## Requirements:
Below are some records; quote exactly the lines from the one that contains "Output the Python" through the one that contains "import plotly.graph_objects as go", inclusive, and no others.

[Collected data entries]
>> BEGIN

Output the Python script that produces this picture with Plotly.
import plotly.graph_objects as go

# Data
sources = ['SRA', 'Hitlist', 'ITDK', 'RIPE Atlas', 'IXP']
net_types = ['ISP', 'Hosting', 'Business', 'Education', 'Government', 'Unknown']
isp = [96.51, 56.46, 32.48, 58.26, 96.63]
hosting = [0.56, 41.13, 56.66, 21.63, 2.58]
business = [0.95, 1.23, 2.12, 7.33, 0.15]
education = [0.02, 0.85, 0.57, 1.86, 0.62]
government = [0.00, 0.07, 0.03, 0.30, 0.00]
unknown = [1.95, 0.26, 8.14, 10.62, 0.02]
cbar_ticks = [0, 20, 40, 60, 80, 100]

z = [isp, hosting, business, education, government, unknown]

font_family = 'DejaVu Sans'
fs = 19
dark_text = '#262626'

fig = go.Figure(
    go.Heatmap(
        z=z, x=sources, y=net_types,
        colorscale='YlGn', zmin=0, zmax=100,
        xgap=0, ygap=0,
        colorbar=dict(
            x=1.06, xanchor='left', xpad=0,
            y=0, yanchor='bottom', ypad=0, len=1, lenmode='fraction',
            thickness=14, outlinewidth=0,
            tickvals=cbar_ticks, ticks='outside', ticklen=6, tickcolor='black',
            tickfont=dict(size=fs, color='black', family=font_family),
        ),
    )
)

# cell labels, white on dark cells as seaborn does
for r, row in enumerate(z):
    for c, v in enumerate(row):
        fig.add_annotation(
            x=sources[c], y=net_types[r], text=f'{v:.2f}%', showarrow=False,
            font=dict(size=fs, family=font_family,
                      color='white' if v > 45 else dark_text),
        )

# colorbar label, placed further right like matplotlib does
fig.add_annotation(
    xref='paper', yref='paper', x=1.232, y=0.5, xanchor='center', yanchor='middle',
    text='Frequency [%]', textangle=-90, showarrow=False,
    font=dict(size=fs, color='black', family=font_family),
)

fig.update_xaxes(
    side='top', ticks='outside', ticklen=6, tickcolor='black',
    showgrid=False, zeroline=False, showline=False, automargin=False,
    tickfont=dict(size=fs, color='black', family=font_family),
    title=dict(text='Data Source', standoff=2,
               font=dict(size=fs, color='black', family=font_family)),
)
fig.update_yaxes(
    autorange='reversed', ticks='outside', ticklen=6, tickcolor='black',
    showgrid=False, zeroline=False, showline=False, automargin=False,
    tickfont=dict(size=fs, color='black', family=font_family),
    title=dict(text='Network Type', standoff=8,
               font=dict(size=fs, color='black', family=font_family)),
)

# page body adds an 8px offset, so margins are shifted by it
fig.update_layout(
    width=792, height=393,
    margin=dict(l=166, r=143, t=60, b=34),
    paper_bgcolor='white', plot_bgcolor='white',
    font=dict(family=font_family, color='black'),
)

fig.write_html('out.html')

>> END
>> BEGIN

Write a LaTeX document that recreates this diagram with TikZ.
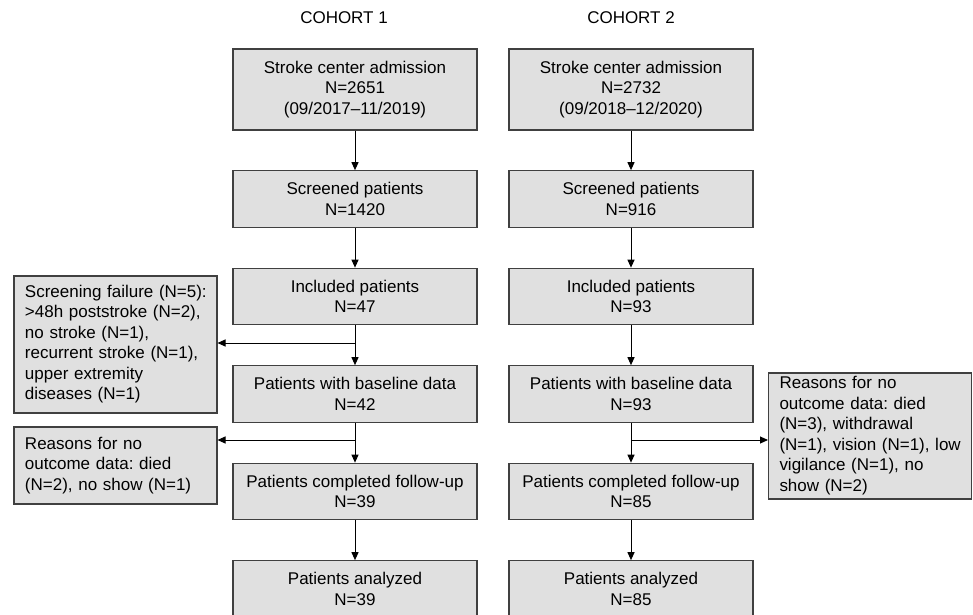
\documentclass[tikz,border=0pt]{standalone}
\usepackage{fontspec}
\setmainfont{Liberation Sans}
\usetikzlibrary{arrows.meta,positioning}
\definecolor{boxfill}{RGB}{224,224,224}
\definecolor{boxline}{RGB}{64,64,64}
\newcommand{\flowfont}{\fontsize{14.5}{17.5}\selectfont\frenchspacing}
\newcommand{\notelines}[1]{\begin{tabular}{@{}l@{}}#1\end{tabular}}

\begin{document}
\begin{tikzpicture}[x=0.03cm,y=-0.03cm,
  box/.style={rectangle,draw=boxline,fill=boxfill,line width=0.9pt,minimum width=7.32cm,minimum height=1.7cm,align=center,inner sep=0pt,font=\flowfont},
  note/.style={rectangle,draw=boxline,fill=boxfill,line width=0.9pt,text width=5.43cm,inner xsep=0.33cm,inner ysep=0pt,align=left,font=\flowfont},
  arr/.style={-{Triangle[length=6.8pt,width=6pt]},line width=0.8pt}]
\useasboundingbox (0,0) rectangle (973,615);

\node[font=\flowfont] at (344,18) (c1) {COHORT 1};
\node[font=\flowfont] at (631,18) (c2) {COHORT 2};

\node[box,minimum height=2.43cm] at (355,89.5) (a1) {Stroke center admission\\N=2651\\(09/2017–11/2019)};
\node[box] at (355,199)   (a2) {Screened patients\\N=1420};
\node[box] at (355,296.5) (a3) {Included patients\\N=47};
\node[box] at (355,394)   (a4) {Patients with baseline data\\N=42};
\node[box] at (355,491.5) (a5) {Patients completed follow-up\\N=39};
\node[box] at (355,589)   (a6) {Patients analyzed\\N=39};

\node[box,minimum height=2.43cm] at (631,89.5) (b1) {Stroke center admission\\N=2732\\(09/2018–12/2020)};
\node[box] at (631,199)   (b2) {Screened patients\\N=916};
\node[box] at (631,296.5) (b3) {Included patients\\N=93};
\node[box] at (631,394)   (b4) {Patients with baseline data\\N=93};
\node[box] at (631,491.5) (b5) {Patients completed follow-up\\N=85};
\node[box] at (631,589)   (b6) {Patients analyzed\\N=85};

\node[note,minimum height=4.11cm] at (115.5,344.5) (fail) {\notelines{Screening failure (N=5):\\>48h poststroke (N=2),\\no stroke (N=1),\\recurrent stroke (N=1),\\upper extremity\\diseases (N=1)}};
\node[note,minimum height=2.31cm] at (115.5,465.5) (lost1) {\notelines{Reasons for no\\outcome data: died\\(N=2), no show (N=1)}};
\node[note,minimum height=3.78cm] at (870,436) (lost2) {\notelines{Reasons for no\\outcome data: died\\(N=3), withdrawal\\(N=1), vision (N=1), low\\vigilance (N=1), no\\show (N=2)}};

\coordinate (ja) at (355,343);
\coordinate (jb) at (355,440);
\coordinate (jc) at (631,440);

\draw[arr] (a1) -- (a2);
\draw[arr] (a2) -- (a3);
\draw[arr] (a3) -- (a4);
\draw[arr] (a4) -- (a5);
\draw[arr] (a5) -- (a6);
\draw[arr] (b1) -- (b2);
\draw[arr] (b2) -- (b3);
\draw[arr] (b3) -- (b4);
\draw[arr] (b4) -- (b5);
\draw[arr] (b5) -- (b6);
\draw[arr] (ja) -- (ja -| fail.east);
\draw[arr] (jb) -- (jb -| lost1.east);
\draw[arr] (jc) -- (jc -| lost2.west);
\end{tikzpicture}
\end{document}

>> END
>> BEGIN

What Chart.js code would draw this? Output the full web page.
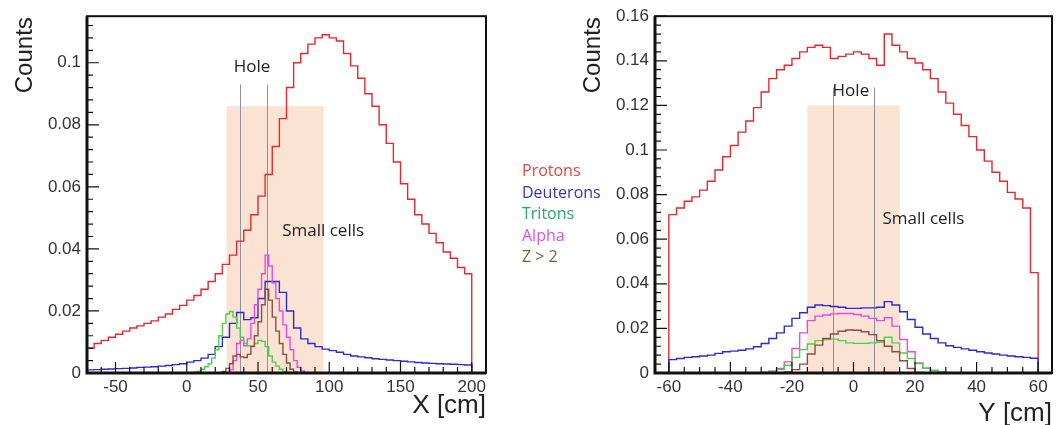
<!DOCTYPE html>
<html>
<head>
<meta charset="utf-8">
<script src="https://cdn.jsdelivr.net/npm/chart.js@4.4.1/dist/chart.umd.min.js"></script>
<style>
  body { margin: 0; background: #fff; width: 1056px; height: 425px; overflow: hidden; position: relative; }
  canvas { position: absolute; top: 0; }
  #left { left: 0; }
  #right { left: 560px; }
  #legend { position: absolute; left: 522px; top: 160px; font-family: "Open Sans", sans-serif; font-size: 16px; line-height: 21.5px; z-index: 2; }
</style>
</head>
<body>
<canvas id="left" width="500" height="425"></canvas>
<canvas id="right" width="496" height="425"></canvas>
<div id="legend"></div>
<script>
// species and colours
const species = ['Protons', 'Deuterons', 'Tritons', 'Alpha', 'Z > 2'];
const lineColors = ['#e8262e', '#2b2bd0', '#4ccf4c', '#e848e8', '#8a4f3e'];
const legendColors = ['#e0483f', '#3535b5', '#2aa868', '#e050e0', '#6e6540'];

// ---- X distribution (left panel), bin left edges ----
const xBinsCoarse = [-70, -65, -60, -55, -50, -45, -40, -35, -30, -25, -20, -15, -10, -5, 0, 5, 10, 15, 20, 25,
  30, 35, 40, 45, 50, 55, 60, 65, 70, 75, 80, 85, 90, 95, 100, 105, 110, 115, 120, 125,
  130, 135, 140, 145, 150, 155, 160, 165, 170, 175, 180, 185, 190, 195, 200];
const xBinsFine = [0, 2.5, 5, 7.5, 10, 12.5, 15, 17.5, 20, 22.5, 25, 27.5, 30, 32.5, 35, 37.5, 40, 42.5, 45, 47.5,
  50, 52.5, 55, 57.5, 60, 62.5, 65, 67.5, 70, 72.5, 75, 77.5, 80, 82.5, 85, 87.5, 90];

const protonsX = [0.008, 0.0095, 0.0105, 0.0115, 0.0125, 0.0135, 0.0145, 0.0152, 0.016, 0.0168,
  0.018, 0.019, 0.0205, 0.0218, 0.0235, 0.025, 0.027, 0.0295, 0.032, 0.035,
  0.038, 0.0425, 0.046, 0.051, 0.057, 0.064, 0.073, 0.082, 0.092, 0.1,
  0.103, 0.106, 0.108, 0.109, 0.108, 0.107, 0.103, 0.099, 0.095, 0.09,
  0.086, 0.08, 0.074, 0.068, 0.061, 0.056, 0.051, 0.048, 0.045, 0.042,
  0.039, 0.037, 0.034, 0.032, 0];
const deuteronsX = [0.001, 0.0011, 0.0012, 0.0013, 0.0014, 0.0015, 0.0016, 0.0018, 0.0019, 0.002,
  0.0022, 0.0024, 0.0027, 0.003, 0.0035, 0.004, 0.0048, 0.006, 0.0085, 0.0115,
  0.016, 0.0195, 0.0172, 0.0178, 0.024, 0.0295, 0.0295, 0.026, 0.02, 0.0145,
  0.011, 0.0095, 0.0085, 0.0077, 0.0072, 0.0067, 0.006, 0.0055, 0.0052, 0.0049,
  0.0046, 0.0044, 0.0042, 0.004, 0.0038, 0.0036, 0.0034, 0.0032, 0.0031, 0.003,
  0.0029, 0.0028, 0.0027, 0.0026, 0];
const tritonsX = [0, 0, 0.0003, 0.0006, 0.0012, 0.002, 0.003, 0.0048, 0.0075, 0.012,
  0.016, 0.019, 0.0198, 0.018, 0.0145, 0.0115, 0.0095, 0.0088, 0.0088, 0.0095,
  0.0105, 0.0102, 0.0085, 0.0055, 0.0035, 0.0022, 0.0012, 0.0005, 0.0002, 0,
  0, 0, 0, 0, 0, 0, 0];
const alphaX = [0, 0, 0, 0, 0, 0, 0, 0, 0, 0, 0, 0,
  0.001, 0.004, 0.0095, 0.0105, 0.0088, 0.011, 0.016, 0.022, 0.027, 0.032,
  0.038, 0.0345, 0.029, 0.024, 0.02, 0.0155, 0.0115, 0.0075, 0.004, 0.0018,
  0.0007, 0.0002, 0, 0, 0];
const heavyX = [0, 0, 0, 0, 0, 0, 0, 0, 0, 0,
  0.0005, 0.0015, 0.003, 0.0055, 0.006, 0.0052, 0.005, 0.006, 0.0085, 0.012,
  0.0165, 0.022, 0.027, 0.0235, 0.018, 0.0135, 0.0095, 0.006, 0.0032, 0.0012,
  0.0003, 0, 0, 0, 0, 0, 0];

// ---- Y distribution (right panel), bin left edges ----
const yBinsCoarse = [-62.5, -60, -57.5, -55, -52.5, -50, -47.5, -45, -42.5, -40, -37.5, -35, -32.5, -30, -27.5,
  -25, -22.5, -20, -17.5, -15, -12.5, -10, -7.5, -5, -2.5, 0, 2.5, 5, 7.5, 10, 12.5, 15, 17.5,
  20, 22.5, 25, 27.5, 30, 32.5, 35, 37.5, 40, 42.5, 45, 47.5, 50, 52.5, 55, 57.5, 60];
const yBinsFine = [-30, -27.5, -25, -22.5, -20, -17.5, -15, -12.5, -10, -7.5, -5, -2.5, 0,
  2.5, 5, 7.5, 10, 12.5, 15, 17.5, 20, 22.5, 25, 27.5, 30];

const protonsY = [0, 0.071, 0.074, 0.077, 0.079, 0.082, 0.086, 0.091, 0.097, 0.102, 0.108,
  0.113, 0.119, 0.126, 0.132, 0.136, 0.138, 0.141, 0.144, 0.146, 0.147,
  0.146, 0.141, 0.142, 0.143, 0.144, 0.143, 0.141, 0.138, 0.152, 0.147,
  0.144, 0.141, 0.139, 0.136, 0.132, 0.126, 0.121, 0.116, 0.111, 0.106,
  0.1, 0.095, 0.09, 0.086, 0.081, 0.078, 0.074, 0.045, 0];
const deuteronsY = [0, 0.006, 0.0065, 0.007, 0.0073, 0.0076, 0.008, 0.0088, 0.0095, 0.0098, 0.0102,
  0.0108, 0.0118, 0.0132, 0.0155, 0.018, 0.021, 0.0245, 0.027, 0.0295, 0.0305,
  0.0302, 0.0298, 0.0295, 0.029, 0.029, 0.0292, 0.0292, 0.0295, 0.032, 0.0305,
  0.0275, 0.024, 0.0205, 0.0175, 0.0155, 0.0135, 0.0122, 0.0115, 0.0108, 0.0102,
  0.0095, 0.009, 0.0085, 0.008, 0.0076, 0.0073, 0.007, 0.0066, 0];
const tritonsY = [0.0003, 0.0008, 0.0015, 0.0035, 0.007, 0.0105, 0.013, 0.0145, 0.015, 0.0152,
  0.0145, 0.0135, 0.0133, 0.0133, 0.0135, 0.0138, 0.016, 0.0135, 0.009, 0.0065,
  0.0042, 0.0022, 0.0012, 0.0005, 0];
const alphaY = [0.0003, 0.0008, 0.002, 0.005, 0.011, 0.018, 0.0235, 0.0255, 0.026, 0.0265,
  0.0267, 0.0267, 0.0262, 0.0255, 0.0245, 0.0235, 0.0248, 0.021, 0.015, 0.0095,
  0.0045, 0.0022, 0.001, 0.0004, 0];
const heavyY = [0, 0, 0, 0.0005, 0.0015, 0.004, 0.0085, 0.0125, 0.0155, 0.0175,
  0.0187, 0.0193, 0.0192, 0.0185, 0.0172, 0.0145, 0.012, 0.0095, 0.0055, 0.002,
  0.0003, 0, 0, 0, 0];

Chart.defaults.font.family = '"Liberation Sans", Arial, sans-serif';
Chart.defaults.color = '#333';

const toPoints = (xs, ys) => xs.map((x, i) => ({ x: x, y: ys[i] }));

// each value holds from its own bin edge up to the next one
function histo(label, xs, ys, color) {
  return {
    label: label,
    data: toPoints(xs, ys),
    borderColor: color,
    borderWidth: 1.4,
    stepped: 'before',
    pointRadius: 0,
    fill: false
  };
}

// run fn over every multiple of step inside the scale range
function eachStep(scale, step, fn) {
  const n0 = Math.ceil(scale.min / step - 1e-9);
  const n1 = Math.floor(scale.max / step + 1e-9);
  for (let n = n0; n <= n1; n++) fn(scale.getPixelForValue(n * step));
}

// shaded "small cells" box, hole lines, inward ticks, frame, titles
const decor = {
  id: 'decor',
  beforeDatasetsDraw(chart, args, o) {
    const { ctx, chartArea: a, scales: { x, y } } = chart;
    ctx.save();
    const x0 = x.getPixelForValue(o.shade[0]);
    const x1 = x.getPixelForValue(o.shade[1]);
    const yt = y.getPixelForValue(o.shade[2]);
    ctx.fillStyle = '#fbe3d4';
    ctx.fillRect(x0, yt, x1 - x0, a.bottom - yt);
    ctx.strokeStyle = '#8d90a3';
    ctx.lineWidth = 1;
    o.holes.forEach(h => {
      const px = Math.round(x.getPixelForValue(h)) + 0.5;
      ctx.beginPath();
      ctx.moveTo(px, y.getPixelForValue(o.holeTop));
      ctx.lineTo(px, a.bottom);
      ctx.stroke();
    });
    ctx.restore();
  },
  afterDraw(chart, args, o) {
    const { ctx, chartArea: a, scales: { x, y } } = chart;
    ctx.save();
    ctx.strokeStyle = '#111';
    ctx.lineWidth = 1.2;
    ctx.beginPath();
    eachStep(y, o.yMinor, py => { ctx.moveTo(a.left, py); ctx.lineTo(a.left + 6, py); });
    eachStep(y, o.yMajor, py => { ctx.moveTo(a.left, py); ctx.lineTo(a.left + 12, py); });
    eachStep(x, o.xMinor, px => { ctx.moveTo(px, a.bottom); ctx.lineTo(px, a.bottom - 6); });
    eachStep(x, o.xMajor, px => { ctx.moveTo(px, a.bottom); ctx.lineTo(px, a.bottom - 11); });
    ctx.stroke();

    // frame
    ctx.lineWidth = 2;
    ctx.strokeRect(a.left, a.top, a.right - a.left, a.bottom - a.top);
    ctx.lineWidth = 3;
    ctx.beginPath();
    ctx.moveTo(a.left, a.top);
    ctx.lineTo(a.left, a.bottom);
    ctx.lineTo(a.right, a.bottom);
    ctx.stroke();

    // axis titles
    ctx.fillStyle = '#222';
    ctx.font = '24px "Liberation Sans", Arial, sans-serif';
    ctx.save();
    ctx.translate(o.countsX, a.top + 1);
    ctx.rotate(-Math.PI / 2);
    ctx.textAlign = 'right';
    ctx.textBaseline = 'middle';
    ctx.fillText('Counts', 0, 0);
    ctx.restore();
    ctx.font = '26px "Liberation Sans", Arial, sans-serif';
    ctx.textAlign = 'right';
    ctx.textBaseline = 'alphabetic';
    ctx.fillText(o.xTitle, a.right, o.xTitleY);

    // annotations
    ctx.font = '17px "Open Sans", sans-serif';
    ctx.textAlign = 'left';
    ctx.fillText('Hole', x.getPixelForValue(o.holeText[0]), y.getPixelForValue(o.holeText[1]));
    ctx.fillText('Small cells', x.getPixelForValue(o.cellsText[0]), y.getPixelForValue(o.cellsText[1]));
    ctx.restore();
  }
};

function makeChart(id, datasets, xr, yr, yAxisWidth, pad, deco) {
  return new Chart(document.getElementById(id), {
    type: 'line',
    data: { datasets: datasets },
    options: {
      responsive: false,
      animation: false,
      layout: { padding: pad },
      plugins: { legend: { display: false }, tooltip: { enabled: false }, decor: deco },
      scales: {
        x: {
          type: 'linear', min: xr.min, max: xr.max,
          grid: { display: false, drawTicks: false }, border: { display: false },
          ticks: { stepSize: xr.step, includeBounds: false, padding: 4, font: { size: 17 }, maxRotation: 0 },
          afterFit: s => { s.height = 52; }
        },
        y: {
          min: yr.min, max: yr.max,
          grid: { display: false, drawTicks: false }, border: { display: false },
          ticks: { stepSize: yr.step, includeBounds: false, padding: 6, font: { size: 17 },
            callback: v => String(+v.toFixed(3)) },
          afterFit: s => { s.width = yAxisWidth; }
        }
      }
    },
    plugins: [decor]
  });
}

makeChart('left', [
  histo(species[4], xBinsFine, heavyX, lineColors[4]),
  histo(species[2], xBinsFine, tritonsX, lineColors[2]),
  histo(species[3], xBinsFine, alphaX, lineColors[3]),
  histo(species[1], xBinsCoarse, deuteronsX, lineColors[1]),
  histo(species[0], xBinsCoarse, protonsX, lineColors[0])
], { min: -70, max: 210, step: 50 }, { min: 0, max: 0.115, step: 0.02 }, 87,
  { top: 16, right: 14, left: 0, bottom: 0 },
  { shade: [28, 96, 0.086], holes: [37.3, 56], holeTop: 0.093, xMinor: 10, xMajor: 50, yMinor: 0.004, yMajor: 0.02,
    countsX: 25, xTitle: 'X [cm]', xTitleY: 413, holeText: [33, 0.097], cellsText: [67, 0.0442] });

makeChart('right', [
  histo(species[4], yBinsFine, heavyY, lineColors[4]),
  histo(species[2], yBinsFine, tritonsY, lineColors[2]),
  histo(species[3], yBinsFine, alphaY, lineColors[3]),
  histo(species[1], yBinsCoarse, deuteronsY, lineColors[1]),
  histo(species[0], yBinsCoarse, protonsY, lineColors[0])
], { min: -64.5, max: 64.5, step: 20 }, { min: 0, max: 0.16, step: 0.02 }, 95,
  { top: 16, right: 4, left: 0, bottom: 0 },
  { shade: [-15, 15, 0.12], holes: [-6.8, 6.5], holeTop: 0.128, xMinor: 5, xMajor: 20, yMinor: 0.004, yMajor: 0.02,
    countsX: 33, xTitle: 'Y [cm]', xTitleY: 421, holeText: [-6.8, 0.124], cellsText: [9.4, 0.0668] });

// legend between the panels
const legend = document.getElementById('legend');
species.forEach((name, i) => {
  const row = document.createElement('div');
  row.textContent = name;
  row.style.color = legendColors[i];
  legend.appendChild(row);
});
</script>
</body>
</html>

>> END

## Finished exercise:
Output the Python script that produces this picture with Plotly.
import plotly.graph_objects as go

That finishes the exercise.